Under scrutiny, the case for pickleball is not very compelling. For one, it’s noisy - very noisy. Every touch of the ball produces an unpleasant thwack that registers 70-85 decibels (the same amount of noise as a freeway), drawing ire from local residents that can still hear noise 600 feet away. Pickleball is also unspectacular to watch considering most rallies consist of “dinks” and minimal movement. And on that very point, pickleball isn’t even that much exercise; an hour of walking burns more calories. Also the claim that pickleball is “safer” for the injury prone turns out to be nonsense too. While the game is not as strenuous as most sports, the ball stays low and the minimal barrier for entry allows the oldest and clumsiest athletes among us to compete. Unsurprisingly, this bad combination has created $500 million in medical costs annually since its rise in popularity.

Given all of this, one would think that pickleball should be relegated to child’s play (or senior’s play more accurately). So what gives? Why is this noisy, boring, and sedentary-but-not-safe sport so freakin’ popular? There are clearly a host of factors, including the 2020 pandemic, but perhaps the most plausible explanation is peer pressure and social media.

At this point, some readers might think I haven’t played enough pickleball to know what I’m talking about. The truth is that I tried pickleball for the first time in 2015, way before celebrities like David Dobrik and Ellen Degeneres had ever held a paddle. This was even before Ben Johns - considered the greatest pickleballer to date - had tried the sport. I was playing tennis at a country club where one of their courts had freshly painted pickleball lines. A local coach gathered some of us to explain the game he hoped would catch on with the aging demographic at the club. We (being relatively accomplished tennis players) played for about 30 minutes, some of us more amused than others but no one overly impressed. I played more than once too, but wasn’t any more convinced. Dumb, I thought. So that was that.

And I wasn’t the only one who thought so. Over the next several years, those courts sat basically empty despite the club’s efforts to promote the game. Club members tried it, and it flopped. Fast forward to now, and pickleball is a sensation. The same country club today has a dedicated pickleball facility and a dedicated pickleball coach rather than a lone tennis court with a few extra lines painted on.

I’ll admit that pickleball for old people makes some sense. I’m more discouraged by its appeal to young people. Then again, consider the times we live in. Our world is filled with so much short format entertainment content and so much adoration for celebrities and influencers that produce nothing but shallow, shallow drivel. Pickleball is short format entertainment and celebrity endorsed - the sporting equivalent of Tik Tok. Nearly everyone that tries pickleball is told ad nauseam how much they’re going to love it before they even hit a ball. Evidently, humans are susceptible to this kind of herd mentality.

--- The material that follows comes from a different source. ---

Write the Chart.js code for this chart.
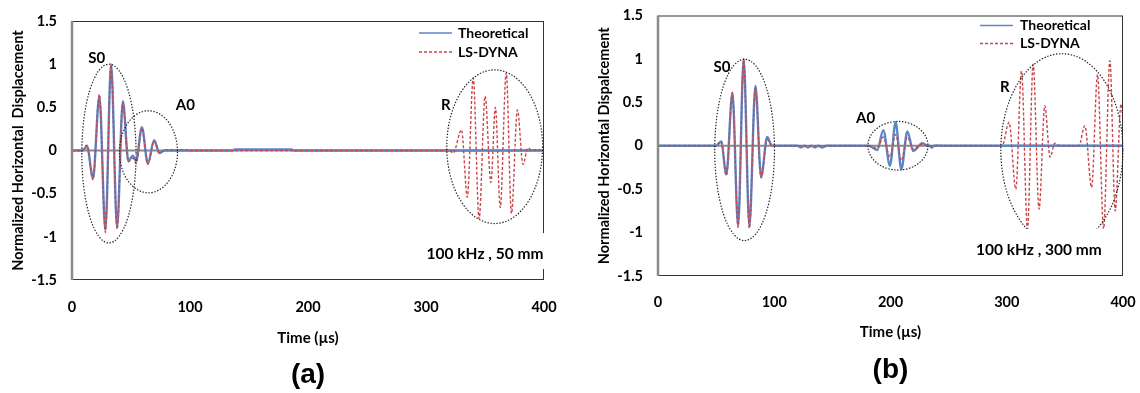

There’s a maxim in economics called Stein’s Law that suggests “if something cannot go on forever, it will stop.” As an industry, pickleball may not be built to last. First, consider the moral issue at stake. Sports are a means to help children and adults develop into well-rounded, physically fit, and goal-oriented people. What are the values of a sport that anyone can learn in a day? Second, consider the fiscal issue. Why invest in an industry that only requires one day of training and minimal consumer interaction? Why coach a sport that has so few technical difficulties, where one lesson is enough for the majority of people to learn the basics? Anything that’s so easy to pick up will be just as easy to put down. Remember Peloton? When the dust settles and the social media hype dies down, it seems more likely than not that people will look at pickleball in an objective light - that nothing seriously interesting has happened since the first few times they’ve played.